August 23, 2001
A weekly feature provided by scientists at the Hawaiian Volcano Observatory.
How high is Mauna Loa above sea level?
What is the summit elevation of Mauna Loa? 13,677 feet (4168.7 m) according to the 1994 Hawai`i Volcanoes National Park brochure; 13,679 feet (4169.4 m) according to the 1998 Atlas of Hawai`i; and 4,169 meters, which equals 13,678 feet, on the 1996 Geologic Map of the Island of Hawai`i. Who is right? Perhaps all? Lieutenant James King, on Cook's 1779 voyage, first calculated the elevation as 16,020 feet (4883 m), based on vertical angles to its summit from sea level.
Archibald Menzies, botanist with Vancouver's 1794 expedition, climbed Mauna Loa and estimated its elevation by barometer. On February 6, 1794, Menzies and three other members of the expedition set out southward from Kealakekua Bay with Chief Luhea and 20 paddlers in a large double canoe belonging to King Kamehameha. On February 15, after more than a week of canoeing and overland adventures, Menzies and company arrived at 11,500 feet (3500 m). The following are excerpts from his journal.

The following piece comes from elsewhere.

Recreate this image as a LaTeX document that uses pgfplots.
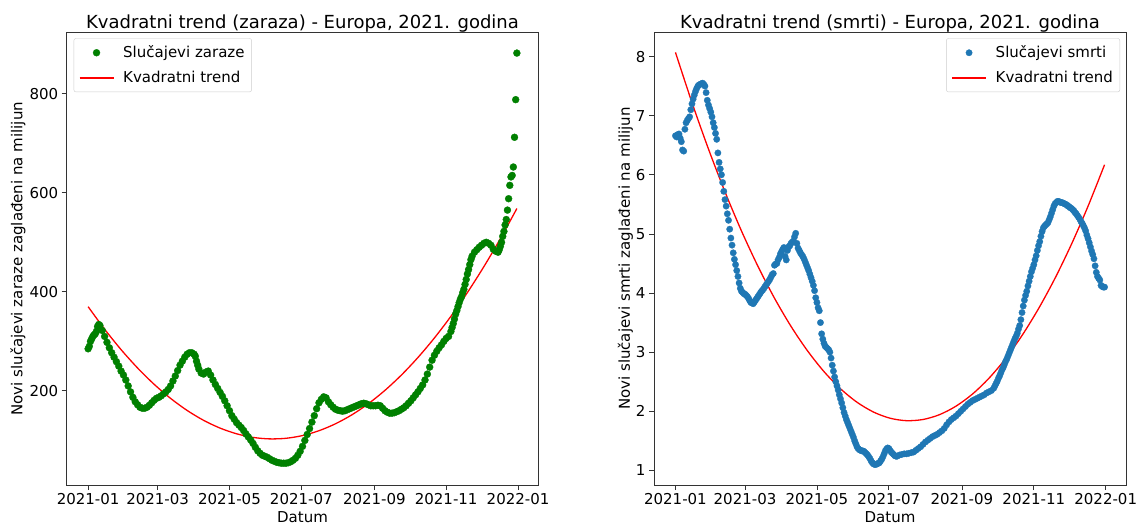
\documentclass[border=0pt]{standalone}
\usepackage{fontspec}
\setmainfont{DejaVu Sans}
\usepackage{pgfplots}
\pgfplotsset{compat=1.18}
\definecolor{mgreen}{HTML}{008000}
\definecolor{mblue}{HTML}{1F77B4}
\definecolor{mred}{HTML}{FF0000}
\pgfplotsset{
  scatleg/.style={legend image code/.code={\draw[##1] plot coordinates {(17pt,0pt)};}},
  lineleg/.style={legend image code/.code={\draw[##1] (0pt,0pt) -- (34pt,0pt);}},
  mystyle/.style={
    scale only axis,
    xmin=-18.2, xmax=382.2,
    xtick={0,59,120,181,243,304,365},
    xticklabels={2021-01,2021-03,2021-05,2021-07,2021-09,2021-11,2022-01},
    tick align=outside,
    xtick pos=bottom, ytick pos=left,
    major tick length=5pt,
    tick style={black!80, line width=0.8pt},
    axis line style={black!80, line width=0.8pt},
    /pgf/number format/assume math mode=true,
    tick label style={font=\fontsize{15}{18}\selectfont},
    every axis x label/.style={at={(axis description cs:0.5,0)}, anchor=center, yshift=-32pt, font=\fontsize{15}{18}\selectfont},
    title style={at={(axis description cs:0.5,1)}, anchor=base, yshift=-2pt, font=\fontsize{18}{21}\selectfont, inner sep=0pt},
    legend style={draw=black!20, rounded corners=2pt, fill=white, font=\fontsize{15}{18}\selectfont, inner xsep=5pt, inner ysep=5.5pt, row sep=8pt,
      /tikz/every odd column/.append style={column sep=7pt}},
    legend cell align=left,
  }
}
\begin{document}
\begin{tikzpicture}
\path[use as bounding box] (0,0) rectangle (1139pt,525pt);
\begin{axis}[mystyle,
  at={(66.7pt,40pt)}, anchor=south west, width=471.6pt, height=452.7pt,
  ymin=10, ymax=924, ytick={200,400,600,800},
  title={Kvadratni trend (zaraza) - Europa, 2021. godina},
  xlabel={Datum},
  ylabel={Novi slučajevi zaraze zaglađeni na milijun},
  every axis y label/.style={at={(axis description cs:0,0.5)}, rotate=90, anchor=center, yshift=48.7pt, font=\fontsize{15}{18}\selectfont},
  legend style={at={(axis description cs:0,1)}, anchor=north west, xshift=7pt, yshift=-6pt},
]
\addplot[only marks, mark=*, mark size=3.5pt, mark options={draw=mgreen, fill=mgreen, line width=0.3pt}, scatleg]
coordinates {
(0,285)(1,290)(2,300)(3,305)(4,310)(5,313)(6,315)(7,320)(8,330)(9,334)(10,332)(12,322)(14,310)(16,298)(18,287)(20,277)(22,268)(24,259)(26,250)(28,240)(30,232)(32,222)(34,210)(36,198)(38,187)(40,178)(42,172)(44,167)(46,165)(48,165)(50,167)(52,171)(54,176)(56,181)(58,185)(60,187)(62,190)(64,194)(66,198)(68,203)(70,210)(72,220)(74,230)(76,241)(78,252)(80,260)(82,268)(84,274)(86,277)(88,277)(90,274)(91,270)(92,260)(93,252)(94,244)(96,236)(98,234)(100,238)(102,240)(104,232)(106,222)(108,213)(110,205)(112,197)(114,189)(116,180)(118,170)(120,160)(122,150)(124,143)(126,136)(128,131)(130,126)(132,120)(134,113)(136,107)(138,101)(140,94)(142,86)(144,79)(146,74)(148,70)(150,68)(152,66)(154,63)(156,60)(158,58)(160,56)(162,55)(164,54)(166,54)(168,54)(170,55)(172,57)(174,60)(176,64)(178,70)(180,78)(182,88)(184,100)(186,112)(188,124)(190,137)(192,150)(194,164)(196,176)(198,183)(200,188)(202,186)(204,178)(206,172)(208,167)(210,163)(212,161)(214,160)(216,159)(218,160)(220,162)(222,164)(224,166)(226,168)(228,170)(230,172)(232,174)(234,175)(236,174)(238,172)(240,170)(242,170)(244,170)(246,171)(248,170)(250,165)(252,160)(254,157)(256,155)(258,155)(260,156)(262,158)(264,160)(266,163)(268,166)(270,170)(272,175)(274,180)(276,186)(278,192)(280,198)(282,205)(284,212)(286,222)(288,234)(290,248)(292,262)(294,272)(296,280)(298,287)(300,293)(302,300)(304,306)(306,310)(308,320)(309,328)(310,336)(311,345)(312,355)(313,362)(314,370)(315,378)(316,385)(317,390)(318,398)(319,405)(320,415)(321,425)(322,436)(323,445)(324,455)(325,465)(326,472)(328,480)(330,485)(332,490)(334,494)(336,498)(338,500)(340,498)(342,494)(344,486)(346,482)(348,480)(349,485)(350,492)(351,500)(352,512)(353,522)(354,535)(355,546)(356,565)(357,588)(358,615)(359,632)(360,635)(361,652)(362,712)(363,788)(364,882)
};
\addlegendentry{Slučajevi zaraze}
\addplot[mred, line width=1.3pt, smooth, lineleg]
coordinates {
(0,370)(14,324.5)(28,283.2)(42,246.2)(56,213.4)(70,184.9)(84,160.6)(98,140.6)(112,124.9)(126,113.4)(140,106.1)(154,103.1)(168,104.3)(182,109.8)(196,119.6)(210,133.6)(224,151.8)(238,174.3)(252,201.1)(266,232.1)(280,267.4)(294,306.9)(308,350.6)(322,398.6)(336,450.9)(350,507.4)(364,568.2)
};
\addlegendentry{Kvadratni trend}
\end{axis}
\begin{axis}[mystyle,
  at={(654pt,40pt)}, anchor=south west, width=472pt, height=452.7pt,
  ymin=0.753, ymax=8.41, ytick={1,2,3,4,5,6,7,8},
  title={Kvadratni trend (smrti) - Europa, 2021. godina},
  xlabel={Datum},
  ylabel={Novi slučajevi smrti zaglađeni na milijun},
  every axis y label/.style={at={(axis description cs:0,0.5)}, rotate=90, anchor=center, yshift=28.6pt, font=\fontsize{15}{18}\selectfont},
  legend style={at={(axis description cs:1,1)}, anchor=north east, xshift=-6pt, yshift=-6pt},
]
\addplot[only marks, mark=*, mark size=3.2pt, mark options={draw=mblue, fill=mblue, line width=0.3pt}, scatleg]
coordinates {
(0,6.66)(1,6.64)(2,6.68)(3,6.69)(4,6.62)(5,6.56)(6,6.42)(7,6.40)(8,6.77)(9,6.88)(10,6.92)(11,6.95)(12,6.98)(13,7.10)(14,7.20)(15,7.28)(16,7.35)(17,7.41)(18,7.46)(19,7.50)(20,7.52)(21,7.53)(22,7.54)(23,7.55)(24,7.53)(25,7.50)(26,7.39)(27,7.26)(28,7.18)(29,7.12)(30,7.06)(31,6.98)(32,6.88)(33,6.80)(34,6.70)(35,6.60)(36,6.37)(37,6.21)(38,6.10)(39,6.00)(40,5.87)(41,5.72)(42,5.58)(43,5.47)(44,5.34)(45,5.23)(46,5.08)(47,4.93)(48,4.81)(49,4.68)(50,4.57)(51,4.48)(52,4.38)(53,4.28)(54,4.17)(55,4.08)(56,4.03)(57,4.01)(58,3.99)(59,3.98)(60,3.96)(61,3.94)(62,3.91)(63,3.87)(64,3.84)(65,3.83)(66,3.82)(67,3.85)(68,3.88)(69,3.91)(70,3.94)(71,3.97)(72,4.00)(73,4.03)(74,4.05)(75,4.08)(76,4.11)(77,4.14)(78,4.17)(79,4.20)(80,4.23)(81,4.27)(82,4.31)(83,4.33)(84,4.47)(85,4.49)(86,4.50)(87,4.56)(88,4.60)(89,4.66)(90,4.70)(91,4.74)(92,4.77)(93,4.62)(94,4.56)(95,4.72)(96,4.78)(97,4.80)(98,4.84)(99,4.86)(100,4.88)(101,4.95)(102,5.01)(103,4.84)(104,4.76)(105,4.72)(106,4.68)(107,4.65)(108,4.62)(109,4.58)(110,4.53)(111,4.48)(112,4.43)(113,4.38)(114,4.32)(115,4.26)(116,4.20)(117,4.13)(118,4.04)(119,3.92)(120,3.84)(121,3.75)(122,3.70)(123,3.50)(124,3.31)(125,3.22)(126,3.15)(127,3.10)(128,3.08)(129,3.06)(130,3.04)(131,3.00)(132,2.90)(133,2.78)(134,2.68)(135,2.58)(136,2.50)(137,2.43)(138,2.36)(139,2.28)(140,2.21)(141,2.14)(142,2.06)(143,1.98)(144,1.92)(145,1.86)(146,1.81)(147,1.76)(148,1.71)(149,1.66)(150,1.61)(151,1.56)(152,1.50)(153,1.45)(154,1.40)(155,1.37)(156,1.35)(157,1.34)(158,1.33)(159,1.33)(160,1.32)(161,1.30)(162,1.28)(163,1.26)(164,1.23)(165,1.20)(166,1.16)(167,1.13)(168,1.11)(169,1.10)(170,1.10)(171,1.11)(172,1.12)(173,1.13)(174,1.16)(175,1.19)(176,1.23)(177,1.28)(178,1.33)(179,1.36)(180,1.38)(181,1.37)(182,1.34)(183,1.31)(184,1.29)(185,1.27)(186,1.25)(187,1.24)(188,1.24)(190,1.26)(192,1.27)(194,1.28)(196,1.28)(198,1.29)(200,1.30)(202,1.31)(204,1.34)(206,1.37)(208,1.40)(210,1.44)(212,1.48)(214,1.51)(216,1.54)(218,1.57)(220,1.59)(222,1.61)(224,1.64)(226,1.67)(228,1.71)(230,1.77)(232,1.82)(234,1.86)(236,1.89)(238,1.92)(240,1.96)(242,2.00)(244,2.04)(246,2.08)(248,2.12)(250,2.15)(252,2.18)(254,2.20)(256,2.22)(258,2.24)(260,2.26)(262,2.28)(264,2.31)(266,2.33)(268,2.35)(270,2.39)(271,2.43)(272,2.47)(273,2.51)(274,2.56)(275,2.60)(276,2.65)(277,2.70)(278,2.74)(279,2.79)(280,2.84)(281,2.88)(282,2.93)(283,2.98)(284,3.03)(285,3.08)(286,3.13)(287,3.18)(288,3.23)(289,3.27)(290,3.32)(291,3.39)(292,3.45)(293,3.55)(294,3.67)(295,3.78)(296,3.88)(297,3.96)(298,4.03)(299,4.12)(300,4.20)(301,4.28)(302,4.36)(303,4.42)(304,4.48)(305,4.56)(306,4.63)(307,4.72)(308,4.80)(309,4.87)(310,4.96)(311,5.04)(312,5.10)(313,5.13)(314,5.15)(315,5.17)(316,5.19)(317,5.24)(318,5.29)(319,5.35)(320,5.41)(321,5.47)(322,5.51)(323,5.53)(324,5.55)(325,5.55)(326,5.54)(327,5.53)(328,5.53)(329,5.52)(330,5.51)(331,5.50)(332,5.49)(333,5.47)(334,5.46)(335,5.44)(336,5.43)(337,5.41)(338,5.39)(339,5.36)(340,5.34)(341,5.31)(342,5.28)(343,5.25)(344,5.21)(345,5.18)(346,5.14)(347,5.10)(348,5.05)(349,4.98)(350,4.92)(351,4.85)(352,4.78)(353,4.71)(354,4.65)(355,4.58)(356,4.46)(357,4.35)(358,4.28)(359,4.25)(360,4.22)(361,4.13)(362,4.11)(363,4.10)(364,4.10)
};
\addlegendentry{Slučajevi smrti}
\addplot[mred, line width=1.3pt, smooth, lineleg]
coordinates {
(0,8.07)(14,7.222)(28,6.436)(42,5.712)(56,5.050)(70,4.451)(84,3.913)(98,3.437)(112,3.023)(126,2.671)(140,2.381)(154,2.153)(168,1.987)(182,1.883)(196,1.841)(210,1.861)(224,1.943)(238,2.087)(252,2.292)(266,2.560)(280,2.890)(294,3.282)(308,3.736)(322,4.251)(336,4.829)(350,5.469)(364,6.170)
};
\addlegendentry{Kvadratni trend}
\end{axis}
\end{tikzpicture}
\end{document}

"We managed to boil the chocolate in a tin pot over a small fire made of our walking sticks, and each had his share of it warm, with a small quantity of rum in it, before we went to bed. ...as it was agreed we should all sleep together to keep ourselves warm, we joined together everything we had for our general covering, made pillows of the hard lava, and in this [way] was passed the night...February 16. Next morning, at sun-rise, the Thermometer was at 26? and the air was exceedingly keen and piercing....About 11 in the forenoon we arrived at the mouth of an immense crater...[we] crossed over this rugged hollow after a hard and persevering struggle, and by noon got to the highest part of the mountain, on the western brink of the great crater, where I observed the Barometer..." By previous agreement, barometric readings were also being made at Kealakakua Bay. Comparison of the two measurements allowed Menzies to calculate an elevation of 13,564 feet (4134 m) for the summit.
In 1885, J.M. Alexander measured vertical angles to the summit of Mauna Loa from several triangulation stations on the island. His calculations yielded an elevation of 13,675 feet (4168 m). In 1926, Lieutenant L.G. Simmons ran a level line from Hilo to Mauna Loa's summit. This difficult and tedious procedure involves carefully measuring points on the ground surface less than 3 m (10 feet) different in elevation using level rods and an optical level. Simmons' survey took nearly two months and provided the accurate result of 13,680 feet (4169.7 m) for Mauna Loa's summit elevation.
Level lines from Hilo to Volcano House run in 1912 and 1921 showed that the entire summit of Kilauea had increased in elevation by as much as 3 m (10 feet). This confirmed suspicions, held by Jaggar and others, that the summits of active volcanoes rise and fall due to internal changes in volume or pressure of magma.
Geologists at the Hawaiian Volcano Observatory thought that the summit area of Mauna Loa probably changed in a similar manner, but it was not until the 1975 and 1984 eruptions of Mauna Loa that this was proven. During the year before the 1975 eruption, electronic distance measurements across Mauna Loa's caldera showed widening of about 10 cm (4 inches), but information on elevation changes was not conclusive. Uplift of Mauna Loa, determined by level surveys in its summit area from 1977 to 1981, was at least 13 cm (5 inches), and subsidence related to the 1984 eruption was at least 61 cm (2 feet).
So how high is Mauna Loa? Somewhere near 13,675 to 13,680 feet. If you really want a precise answer, you also need to give the date on which an accurate measurement is made. Is Mauna Loa presently rising or falling? No, it has been fairly stable over the past few years. But we expect it to swell before the next eruption.
Eruptive activity of Kilauea Volcano continued unabated at the Pu`u `O`o vent during the past week. Lava moves away from the vent toward the ocean in a network of tubes and descends Pulama pali in two separate areas. A small surface flow on Pulama pali and scattered surface ooze-outs from inflated areas in the coastal flats were observed. Lava continued to enter the ocean in the area east of Kupapa`u throughout the week and provided visitors, including Interior Secretary Gale Norton, to the newly opened viewing area a great show. The public is reminded that the bench of the ocean entry area is extremely hazardous, with possible collapses of the new land. The steam cloud is extremely hot, highly acidic, and laced with glass particles. Swimming at the black sand beach of the bench can be a blistering or even deadly venture.
One earthquake was reported felt during the week ending on August 23, 2001. A resident of Pa`auilo felt an earthquake at 7:43 p.m. on April 16. The magnitude-2.2 earthquake was located 5.5 km (3.3 mi) west of Pa`auilo at a depth of 12.67 km (7.6 mi).